Am Rio Pipo, der am Campingplatz vorbeifließt, kann man auf einem kleinen Trampelpfad entlang laufen. Vorbei an Stromschnellen und engen Kurven, quer durch den Wald, sehr schön! Da Gerven aus Holland schon da ist und er leidenchaftlich gern kocht, gab es wieder was Gutes für alle. Spät abends tauchte der Troublemaker wieder auf und bekam gleich seine Kündigung für morgen früh. Er legte sich gleich wieder mit einigen Leuten an, drohte Prügel und Schlimmeres an...

Montag, 24.12. - Herzlichen Glückwunsch zum Geburtstag, lieber David!

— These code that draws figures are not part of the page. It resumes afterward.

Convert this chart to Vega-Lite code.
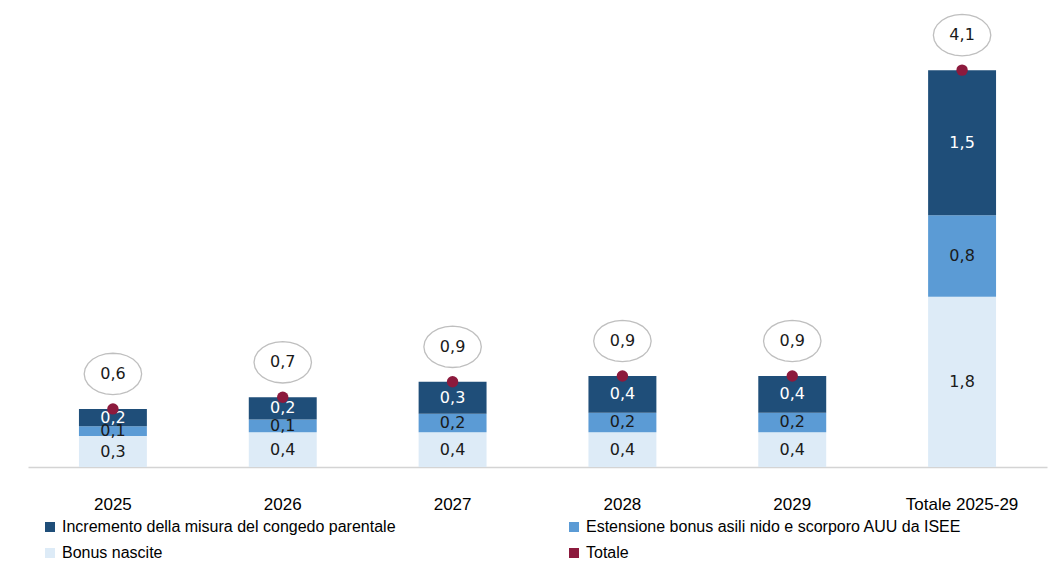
{
  "$schema": "https://vega.github.io/schema/vega-lite/v6.json",
  "width": 1019,
  "height": 453,
  "autosize": {"type": "none"},
  "padding": {"left": 28, "top": 14, "right": 14, "bottom": 105},
  "background": "white",
  "config": {"view": {"stroke": null}},
  "data": {
    "values": [
      {"categoria": "2025", "serie": "Bonus nascite", "valore": 0.32, "etichetta": "0,3"},
      {"categoria": "2025", "serie": "Estensione bonus asili nido e scorporo AUU da ISEE", "valore": 0.10, "etichetta": "0,1"},
      {"categoria": "2025", "serie": "Incremento della misura del congedo parentale", "valore": 0.18, "etichetta": "0,2"},
      {"categoria": "2025", "serie": "Totale", "valore": 0.60, "etichetta": "0,6"},
      {"categoria": "2026", "serie": "Bonus nascite", "valore": 0.36, "etichetta": "0,4"},
      {"categoria": "2026", "serie": "Estensione bonus asili nido e scorporo AUU da ISEE", "valore": 0.13, "etichetta": "0,1"},
      {"categoria": "2026", "serie": "Incremento della misura del congedo parentale", "valore": 0.23, "etichetta": "0,2"},
      {"categoria": "2026", "serie": "Totale", "valore": 0.72, "etichetta": "0,7"},
      {"categoria": "2027", "serie": "Bonus nascite", "valore": 0.36, "etichetta": "0,4"},
      {"categoria": "2027", "serie": "Estensione bonus asili nido e scorporo AUU da ISEE", "valore": 0.19, "etichetta": "0,2"},
      {"categoria": "2027", "serie": "Incremento della misura del congedo parentale", "valore": 0.33, "etichetta": "0,3"},
      {"categoria": "2027", "serie": "Totale", "valore": 0.88, "etichetta": "0,9"},
      {"categoria": "2028", "serie": "Bonus nascite", "valore": 0.36, "etichetta": "0,4"},
      {"categoria": "2028", "serie": "Estensione bonus asili nido e scorporo AUU da ISEE", "valore": 0.20, "etichetta": "0,2"},
      {"categoria": "2028", "serie": "Incremento della misura del congedo parentale", "valore": 0.38, "etichetta": "0,4"},
      {"categoria": "2028", "serie": "Totale", "valore": 0.94, "etichetta": "0,9"},
      {"categoria": "2029", "serie": "Bonus nascite", "valore": 0.36, "etichetta": "0,4"},
      {"categoria": "2029", "serie": "Estensione bonus asili nido e scorporo AUU da ISEE", "valore": 0.20, "etichetta": "0,2"},
      {"categoria": "2029", "serie": "Incremento della misura del congedo parentale", "valore": 0.38, "etichetta": "0,4"},
      {"categoria": "2029", "serie": "Totale", "valore": 0.94, "etichetta": "0,9"},
      {"categoria": "Totale 2025-29", "serie": "Bonus nascite", "valore": 1.76, "etichetta": "1,8"},
      {"categoria": "Totale 2025-29", "serie": "Estensione bonus asili nido e scorporo AUU da ISEE", "valore": 0.84, "etichetta": "0,8"},
      {"categoria": "Totale 2025-29", "serie": "Incremento della misura del congedo parentale", "valore": 1.50, "etichetta": "1,5"},
      {"categoria": "Totale 2025-29", "serie": "Totale", "valore": 4.10, "etichetta": "4,1"}
    ]
  },
  "layer": [
    {
      "transform": [{"filter": "datum.serie !== 'Totale'"}],
      "mark": {"type": "bar"},
      "encoding": {
        "x": {
          "field": "categoria", "type": "nominal",
          "scale": {"paddingInner": 0.6, "paddingOuter": 0.3},
          "axis": {"title": null, "ticks": false, "labelPadding": 29, "labelFont": "Liberation Sans", "labelFontSize": 17, "labelColor": "#000000", "domainColor": "#D4D4D4", "domainWidth": 1.5, "labelAngle": 0, "labelLimit": 250}
        },
        "y": {"field": "valore", "type": "quantitative", "stack": "zero", "scale": {"domain": [0, 4.68], "nice": false, "zero": true}, "axis": null},
        "order": {"field": "serie", "sort": "ascending"},
        "color": {
          "field": "serie", "type": "nominal",
          "scale": {
            "domain": ["Incremento della misura del congedo parentale", "Estensione bonus asili nido e scorporo AUU da ISEE", "Bonus nascite", "Totale"],
            "range": ["#1F4E79", "#5B9BD5", "#DDEBF7", "#8C1A3D"]
          },
          "legend": {"title": null, "orient": "bottom", "columns": 2, "columnPadding": 170, "rowPadding": 10, "padding": 14, "labelFontSize": 16, "labelColor": "#000000", "labelLimit": 600, "symbolType": "square", "offset": -7}
        }
      }
    },
    {
      "transform": [{"filter": "datum.serie !== 'Totale'"}],
      "mark": {"type": "text", "font": "DejaVu Sans", "fontSize": 16, "baseline": "middle", "align": "center"},
      "encoding": {
        "x": {"field": "categoria", "type": "nominal"},
        "y": {"field": "valore", "type": "quantitative", "stack": "zero", "bandPosition": 0.5},
        "order": {"field": "serie", "sort": "ascending"},
        "detail": {"field": "serie", "type": "nominal"},
        "text": {"field": "etichetta", "type": "nominal"},
        "color": {"condition": {"test": "datum.serie === 'Incremento della misura del congedo parentale'", "value": "#FFFFFF"}, "value": "#1A1A1A"}
      }
    },
    {
      "transform": [{"filter": "datum.serie === 'Totale'"}],
      "mark": {"type": "point", "filled": true, "size": 130, "opacity": 1},
      "encoding": {
        "x": {"field": "categoria", "type": "nominal"},
        "y": {"field": "valore", "type": "quantitative"},
        "color": {"field": "serie", "type": "nominal"}
      }
    },
    {
      "transform": [{"filter": "datum.serie === 'Totale'"}],
      "mark": {"type": "point", "shape": "M1,0L0.966,0.186L0.866,0.36L0.707,0.509L0.5,0.624L0.259,0.695L0,0.72L-0.259,0.695L-0.5,0.624L-0.707,0.509L-0.866,0.36L-0.966,0.186L-1,0L-0.966,-0.186L-0.866,-0.36L-0.707,-0.509L-0.5,-0.624L-0.259,-0.695L0,-0.72L0.259,-0.695L0.5,-0.624L0.707,-0.509L0.866,-0.36L0.966,-0.186Z", "size": 3300, "fill": "#FFFFFF", "stroke": "#BFBFBF", "strokeWidth": 1.3, "opacity": 1, "fillOpacity": 1, "yOffset": -35},
      "encoding": {
        "x": {"field": "categoria", "type": "nominal"},
        "y": {"field": "valore", "type": "quantitative"}
      }
    },
    {
      "transform": [{"filter": "datum.serie === 'Totale'"}],
      "mark": {"type": "text", "font": "DejaVu Sans", "fontSize": 16, "baseline": "middle", "align": "center", "color": "#1A1A1A", "yOffset": -35},
      "encoding": {
        "x": {"field": "categoria", "type": "nominal"},
        "y": {"field": "valore", "type": "quantitative"},
        "text": {"field": "etichetta", "type": "nominal"}
      }
    }
  ]
}
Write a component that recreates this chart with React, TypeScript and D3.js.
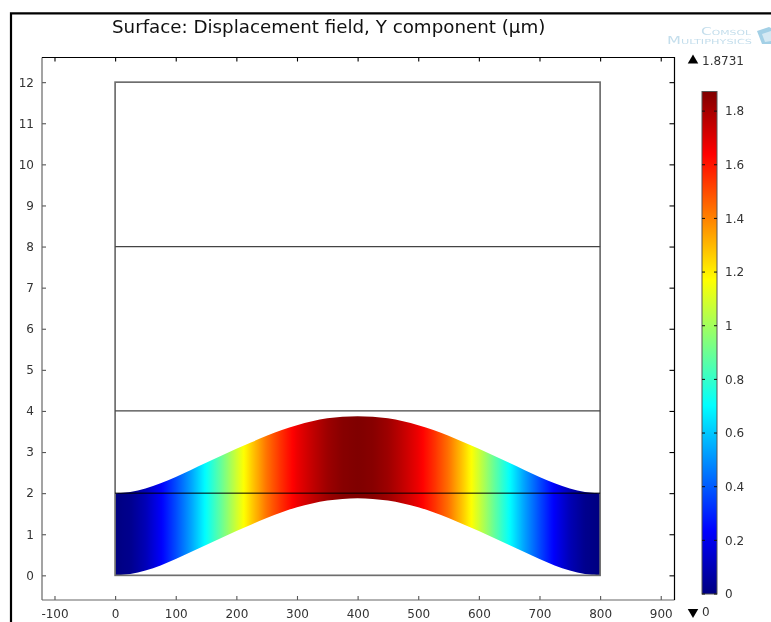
import React, { useEffect, useRef } from "react";
import * as d3 from "d3";

const width = 771;
const height = 622;

const titleText = "Surface: Displacement field, Y component (µm)";
const xTicks = [-100, 0, 100, 200, 300, 400, 500, 600, 700, 800, 900];
const yTicks = [0, 1, 2, 3, 4, 5, 6, 7, 8, 9, 10, 11, 12];
const barTicks = [0, 0.2, 0.4, 0.6, 0.8, 1, 1.2, 1.4, 1.6, 1.8];

// geometry of the three layers (um in x, um in y)
const layerX = [0, 800];
const layerLines = [4, 8];
const layerTop = 12;
const filmThickness = 2;

const stationX = [
  0, 25, 50, 75, 100, 125, 150, 175, 200, 225, 250, 275, 300, 325, 350, 375, 400,
  425, 450, 475, 500, 525, 550, 575, 600, 625, 650, 675, 700, 725, 750, 775, 800,
];
// how far the film edges are lifted
const edgeLift = [
  0, 0.03, 0.115, 0.24, 0.395, 0.565, 0.74, 0.91, 1.08, 1.24, 1.395, 1.535, 1.655, 1.75, 1.82, 1.86, 1.873,
  1.86, 1.82, 1.75, 1.655, 1.535, 1.395, 1.24, 1.08, 0.91, 0.74, 0.565, 0.395, 0.24, 0.115, 0.03, 0,
];
// field value from the colour bands
const displacement = [
  0, 0.025, 0.1, 0.22, 0.37, 0.53, 0.71, 0.89, 1.08, 1.26, 1.43, 1.56, 1.67, 1.75, 1.82, 1.86, 1.873,
  1.86, 1.82, 1.75, 1.67, 1.56, 1.43, 1.26, 1.08, 0.89, 0.71, 0.53, 0.37, 0.22, 0.1, 0.025, 0,
];
const maxValue = 1.8731;
const minValue = 0;

// rainbow table
const jetStops = [0, 0.125, 0.375, 0.625, 0.875, 1];
const jetColors = ["#000080", "#0000ff", "#00ffff", "#ffff00", "#ff0000", "#800000"];

export default function App() {
  const svgRef = useRef<SVGSVGElement>(null);

  useEffect(() => {
    const svg = d3.select(svgRef.current);
    svg.selectAll("*").remove();

    const font = "'DejaVu Sans', sans-serif";
    const box = { left: 42, right: 674.5, top: 57.5, bottom: 600 };

    const x = d3.scaleLinear().domain([-120.6, 922.7]).range([box.left, box.right]);
    const y = d3.scaleLinear().domain([-0.6, 12.6]).range([box.bottom, box.top]);
    const barY = d3.scaleLinear().domain([0, maxValue]).range([594, 91.5]);

    const jet = d3
      .scaleLinear<string>()
      .domain(jetStops.map((s) => s * maxValue))
      .range(jetColors)
      .clamp(true);

    // outer frame of the screenshot
    svg
      .append("path")
      .attr("d", `M11,${height} V13.3 H${width}`)
      .attr("fill", "none")
      .attr("stroke", "#000")
      .attr("stroke-width", 2.2);

    svg
      .append("text")
      .attr("x", 112)
      .attr("y", 32.5)
      .attr("font-family", font)
      .attr("font-size", 18.25)
      .attr("fill", "#111")
      .text(titleText);

    // logo
    const logo = svg
      .append("g")
      .attr("font-family", font)
      .attr("fill", "#c4deec")
      .style("font-variant", "small-caps");
    logo
      .append("text")
      .attr("x", 701)
      .attr("y", 34.5)
      .attr("font-size", 10)
      .attr("textLength", 50)
      .attr("lengthAdjust", "spacingAndGlyphs")
      .text("Comsol");
    logo
      .append("text")
      .attr("x", 667)
      .attr("y", 44)
      .attr("font-size", 10)
      .attr("textLength", 85)
      .attr("lengthAdjust", "spacingAndGlyphs")
      .text("Multiphysics");
    logo
      .append("path")
      .attr("d", "M757,31 L769,27 L771,28 V44 L762,44 Z")
      .attr("fill", "#a3d0e6");
    logo
      .append("path")
      .attr("d", "M762,34 L771,31 V41 L765,42 Z")
      .attr("fill", "#d5e9f3");

    // surface
    const defs = svg.append("defs");
    const gradient = defs
      .append("linearGradient")
      .attr("id", "surfaceFill")
      .attr("gradientUnits", "userSpaceOnUse")
      .attr("x1", x(layerX[0]))
      .attr("x2", x(layerX[1]))
      .attr("y1", 0)
      .attr("y2", 0);
    const valueAt = d3.scaleLinear().domain(stationX).range(displacement);
    d3.range(0, 801, 4).forEach((sx) => {
      gradient
        .append("stop")
        .attr("offset", sx / 800)
        .attr("stop-color", jet(valueAt(sx)));
    });

    const area = d3
      .area<number>()
      .x((_, i) => x(stationX[i]))
      .y0((d) => y(d))
      .y1((d) => y(d + filmThickness))
      .curve(d3.curveCatmullRom);
    svg.append("path").attr("d", area(edgeLift)).attr("fill", "url(#surfaceFill)");

    // layer outlines
    svg
      .append("rect")
      .attr("x", x(layerX[0]))
      .attr("y", y(layerTop))
      .attr("width", x(layerX[1]) - x(layerX[0]))
      .attr("height", y(0) - y(layerTop))
      .attr("fill", "none")
      .attr("stroke", "#6e6e6e")
      .attr("stroke-width", 1.7);
    layerLines.forEach((v) => {
      svg
        .append("line")
        .attr("x1", x(layerX[0]))
        .attr("x2", x(layerX[1]))
        .attr("y1", y(v))
        .attr("y2", y(v))
        .attr("stroke", "#444")
        .attr("stroke-width", 1.3);
    });
    svg
      .append("line")
      .attr("x1", x(layerX[0]))
      .attr("x2", x(layerX[1]))
      .attr("y1", y(filmThickness))
      .attr("y2", y(filmThickness))
      .attr("stroke", "#000")
      .attr("stroke-width", 1);

    // axes: ticks point inward on all four sides
    const styleAxis = (g: any, color: string, labels: boolean) => {
      g.select(".domain").remove();
      g.selectAll(".tick line").attr("stroke", color).attr("stroke-width", 1.1);
      g.selectAll(".tick text")
        .attr("font-family", font)
        .attr("font-size", 12)
        .attr("fill", "#333")
        .style("display", labels ? null : "none");
    };

    svg
      .append("g")
      .attr("transform", `translate(0,${box.bottom})`)
      .call(
        d3.axisBottom(x).tickValues(xTicks).tickFormat((d) => String(d)).tickSizeInner(-4).tickPadding(9),
      )
      .call((g) => styleAxis(g, "#555", true));
    svg
      .append("g")
      .attr("transform", `translate(0,${box.top})`)
      .call(d3.axisTop(x).tickValues(xTicks).tickSizeInner(-4))
      .call((g) => styleAxis(g, "#000", false));
    svg
      .append("g")
      .attr("transform", `translate(${box.left},0)`)
      .call(d3.axisLeft(y).tickValues(yTicks).tickFormat((d) => String(d)).tickSizeInner(-4).tickPadding(8))
      .call((g) => styleAxis(g, "#555", true));
    svg
      .append("g")
      .attr("transform", `translate(${box.right},0)`)
      .call(d3.axisRight(y).tickValues(yTicks).tickSizeInner(-5))
      .call((g) => styleAxis(g, "#000", false));

    const border = (d: string, color: string) =>
      svg.append("path").attr("d", d).attr("fill", "none").attr("stroke", color).attr("stroke-width", 1.2);
    border(`M${box.left},${box.bottom} V${box.top}`, "#666");
    border(`M${box.left},${box.bottom} H${box.right}`, "#666");
    border(`M${box.left},${box.top} H${box.right} V${box.bottom}`, "#000");

    // colour bar
    const barLeft = 702;
    const barRight = 717;
    const barGradient = defs
      .append("linearGradient")
      .attr("id", "barFill")
      .attr("x1", 0)
      .attr("x2", 0)
      .attr("y1", 1)
      .attr("y2", 0);
    jetStops.forEach((s, i) => {
      barGradient.append("stop").attr("offset", s).attr("stop-color", jetColors[i]);
    });
    svg
      .append("rect")
      .attr("x", barLeft)
      .attr("y", barY(maxValue))
      .attr("width", barRight - barLeft)
      .attr("height", barY(0) - barY(maxValue))
      .attr("fill", "url(#barFill)")
      .attr("stroke", "#555")
      .attr("stroke-width", 1);

    const barAxis = svg
      .append("g")
      .selectAll("g")
      .data(barTicks)
      .enter()
      .append("g")
      .attr("transform", (d) => `translate(0,${barY(d)})`);
    barAxis
      .append("path")
      .attr("d", `M${barLeft},0 h3 M${barRight},0 h-3`)
      .attr("stroke", "#111")
      .attr("stroke-width", 1);
    barAxis
      .append("text")
      .attr("x", 725)
      .attr("dy", "0.35em")
      .attr("font-family", font)
      .attr("font-size", 12)
      .attr("fill", "#333")
      .text((d) => String(d));

    // max / min markers
    const markers = [
      { value: maxValue, py: 60.5, type: 0 },
      { value: minValue, py: 612, type: 180 },
    ];
    markers.forEach((m) => {
      svg
        .append("path")
        .attr("d", d3.symbol(d3.symbolTriangle, 48)())
        .attr("transform", `translate(693,${m.py}) rotate(${m.type})`)
        .attr("fill", "#000");
      svg
        .append("text")
        .attr("x", 702)
        .attr("y", m.py)
        .attr("dy", "0.35em")
        .attr("font-family", font)
        .attr("font-size", 12)
        .attr("fill", "#333")
        .text(String(m.value));
    });
  }, []);

  return (
    <svg
      ref={svgRef}
      width={width}
      height={height}
      style={{ position: "absolute", left: 0, top: 0, background: "#fff", filter: "blur(0.35px)" }}
    />
  );
}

Heute morgen bin ich früh aufgestanden, um mit meinem großen Geburtstagssohn zu telefonieren. Wie schön, dass es diese Möglichkeit gibt. Hier wird nun allmählich alles für den Weihnachtsabend vorbereitet. Einige von uns sind Einkaufen gefahren, wir werden uns ein schönes Essen zubereiten mit voraussichtlich ca 15 Personen. Es wird eine nette Runde sein. Der Psychopath hat den Platz heute morgen verlassen, nicht ohne vorher noch einige Camper mit seinen Beschimpfungen zu belästigen. Wir können heute Nacht wieder ruhig schlafen. Liebe Leute in D-Land und anderswo, wir wünschen euch allen ein schönes Weihnachtsfest, jedem nach seiner Fasson, Friede auf Erden und allen Wesen ein Wohlgefallen!

Vielen Dank an meine lieben Kollegen für das gesponsorte Weihnachtsessen!!